Hence began the journey of Shaurya Foundation Trust- a facility that trains intellectually challenged adults. The Foundation has special educators that teach the child vocational activities after understanding his or her personality. Does your child like food? Well how about baking some cookies or bread? Does he pay attention to details? Why not help him make stationary? Does he have beautiful thoughts that’s that could easily be termed pottery with a little structure?
Shaurya – a Centre started from Maharani Bagh in 2011.The Centre facilitates, teaches, and finds employment for these special young adults. Here, every child has a talent. A child who is even unable to speak his mind, or still relies on diapers on a daily basis, can bake delicious cookies or click mind blowing pictures!
The Photography team for Shaurya Foundation Trust, in fact, soon was so much in demand that they recently got featured in the Panasonic 4k Photo Video Expo at Pragati Maidan! Their cookies and Matthis are often supplied to many MNC’s and corporate. The pottery is a regular feature in the conferences and other social functions. Their laundry project will soon be launched.
Shaurya Foundation Trust has now also opened another Centre in Palwal, with a residential accommodation, and a huge outdoor sports facility. The children live there with each other, and apply the skills that they learn in real life scenarios. The kids will cook, clean, learn and live as one happy family (with assistance, of course). The facility will also be open to parents, siblings or volunteers who would be interested in helping out these children. Those trainees who can work outside can travel in private transportation of the facility, work during the day, and come back to their hostel. Those who cannot, will have the option of producing and working from the facility. The products will then be supplied to the institutes or the companies who will (and do, already!) contribute for their work.

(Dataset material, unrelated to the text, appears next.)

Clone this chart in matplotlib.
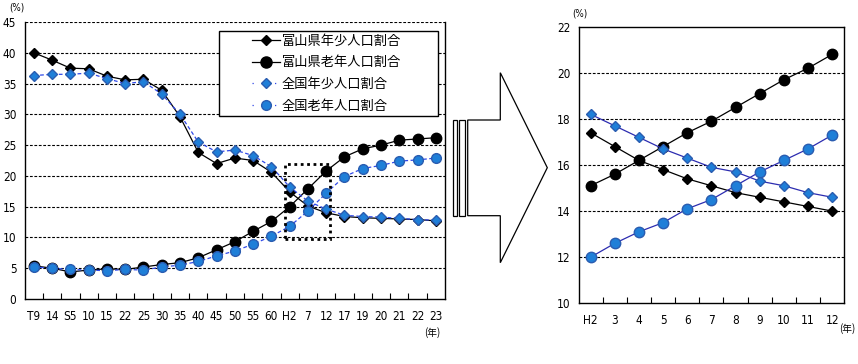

With the discipline, order and skills inculcated in them, the facility will soon become self-sustaining, and will grow into an entire society. There will soon be little or no management required, as these children with various ‘disabilities’, such as down syndrome, autism, asperger’s and much more, abilifyeach other and fill in the gaps. The parents, or outside help will only be required till the time that they teach each other, or cease to learn- after that, the world is theirs, and trust us… they’ll get by just fine.